Her use of the common apology phrase "I'm sorry" had been particularly interesting. If you've met our sweet girl, you know she has one speed. Its a million miles per hour. Constantly moving. This also means Miri collides with, smashes into, and incidentally hurts herself and others with her full-contact disposition.
We love this about her.
However, it also means we've been asking her to say "I'm sorry" a lot. She hasn't started saying it until that past week. Yet, she still didn't quite get it. Instead of taking culpability for hurting someone or showing empathy, it was her way of saying "something isn't right" or "something's wrong and I'm somehow a part of it".
You are so right sweetheart. You are more than correct.
The person who pointed their gun in the direction of our family rushed in from the back of the restaurant he'd been casing. It was 11:45AM in the morning in a small restaurant in Tucson. Their wasn't much to take. At best, he would've walked away with a couple hundred dollars.
He pointed a gun at the teenage employee who worked for her parents, rushed forward to make her open the register, stole the cash drawer, and dropped the money box as he ran out.
He didn't get a dime, but he took things money can't buy.
That's how emotional trauma works. Like a glass dropped and shattered on the ground. Not unfixable but the broken pieces are of all sizes and seemingly impossible to put back together.
I know I will be processing this moment for a long time. While I can make sense of it cognitively, there are these latent feelings I can't shake. While I know I don't have anything new to fear as I can't control these events occurring in our life, I have found myself correlating things in odd ways. I stepped on plastic packing bubblewrap recently and my first thought was gun shots.
I've never thought Like this before
Can you relate from your own traumatic surprises?
My ultimate reflections, are feelings of gratitude for our safety. By the grace of God, we were not physically harmed. No one was shot.
My second is "these things happen fast", and nobody this side of the movies can think fast enough in their vulnerability.

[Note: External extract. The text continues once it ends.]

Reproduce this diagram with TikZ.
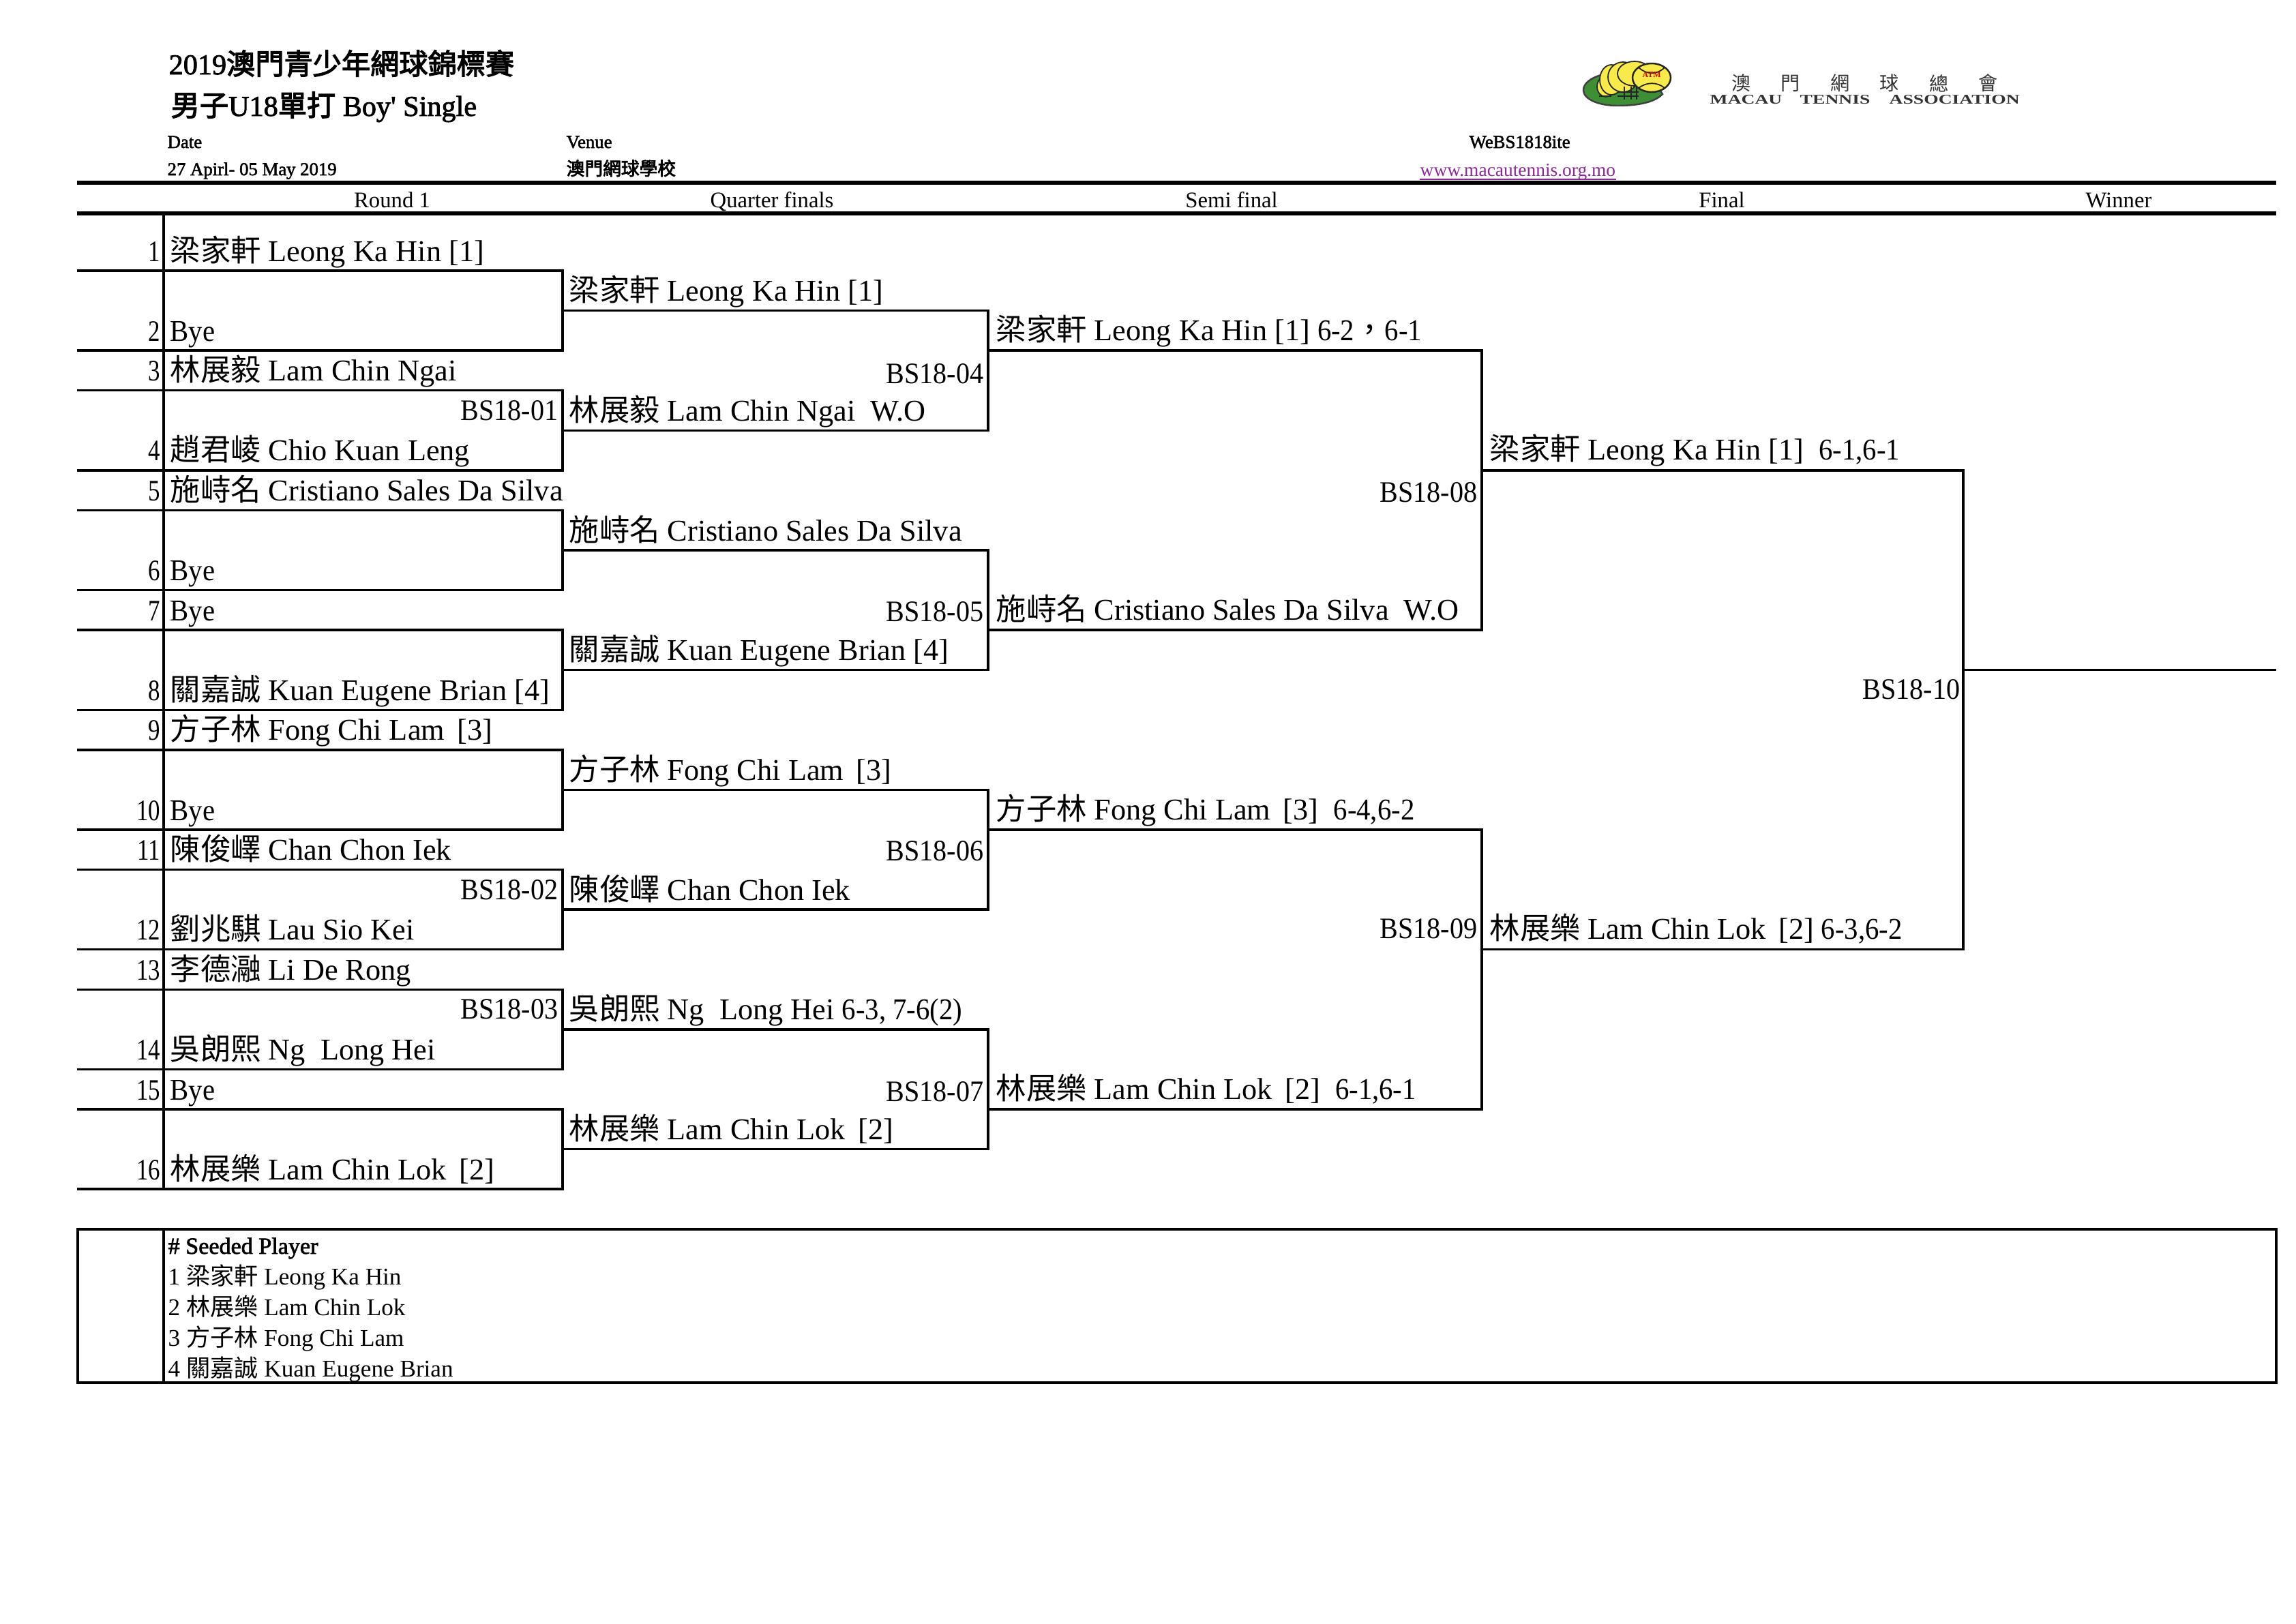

Yet, the most prevailing emotion for me is a lingering lament that I can't fully describe. A pain at the shear possibility that my daughter Miriam would have taken this imprinting experience with her. That her feeling like she did something wrong, would be lasting.
That the cost of her innocence was not paid, but taken by someone else's moment of selfish self-preservation. That angers my soul and breaks my heart.
It's unlikely that she will take this with her, but its a reminder that we all face death eventually. It is an inevitable part of our lives. A brokenness I see the firstfruits of when she is confused by an older kid who doesn't just want to play with her at the park. The look of confusion on her whole-hearted face as someone doesn't want to share. The pain we all face. It is coming. As a great gospel writer once said: "the wage for sin is death".
Whether in pre-school, with mommy and daddy, or the outside world.
I hate that part of my role is breaking the news to her, that:
"daddy is sorry too."
And I want to share a few words that I hope will one day make sense of this story and broken world for her:
My sweet sweet Miri girl,
Our world is a broken place. It will try to rob you. Graciously, God built a survival mechanism in us. It gives us the beautiful ability to forage, find, and harness. Yet, something goes wrong in all of us. Many of us are born into situations where the climb is higher to find those resources. Not everyone has a mommy and daddy who love them, who will drop anything to help them thrive.
Instead of being fruitful and loving others, they are just trying to make it by taking it. For them, the fear of death is not a one-off in a restaurant. It's a broken space they live. A place where they feel as if they are in the grave, and Jesus hasn't opened the tomb. Where the life abundant is out there somewhere.
Have compassion on them, my daughter. Don't return evil for evil. Find a way to see who they are underneath their false self that is grasping at what is not theirs. Ask the Father, like Jesus did for the thief next to him on the cross:
"forgive them, for they don't know what they are doing".
I wonder about the person who tried to take from us that day at the restaurant.
Understanding begins with empathy. Compassion is its fruit. Know that the brokenness he projected on us is something you will also find in yourself on some level. At a point in time it will hurt too much when others are unloving to you and you will feel a void. You will want what you think you are missing. You will feel like you are dying and need to cling to something to survive. Like you aren't enough and need what other people have to be okay.
In your own ways, you will want to take. We all do.
Perhaps it will be a group of kids who don't accept you. Maybe it will be someone who puts a label on you because of their own insecurity. An advertisement may tell you that you aren't as beautiful as daddy says. You may believe its lies to the point that you feel better by looking down at others or seeking solace in other's admiration or loss. This will come and take root. These inevitabilities are heartbreaking.
...but please always remember they are not the end of the story.
You see, you already have everything you need in Jesus. Jesus told us that we "will have troubles in this world", but he also said "take heart, for I have overcome the world". The chaos may run rampant around you and within you, but remember as you face these tribulations that He also said that "In Him you may find peace". That death is not the end of the story, but that you are alive in the one who is everlasting.
This is my hope for you:
That Jesus' "perfect love will cast out your fears".
That your "sorrys" will be saved for the One who loves you unconditionally, and receives you always. That you will still be sorry that our world is broken, and will love the broken anyway. Take courage my daughter, for "love (always) covers over a multitude of sins", even those we may never understand.
Even those that burst in when you least expect them.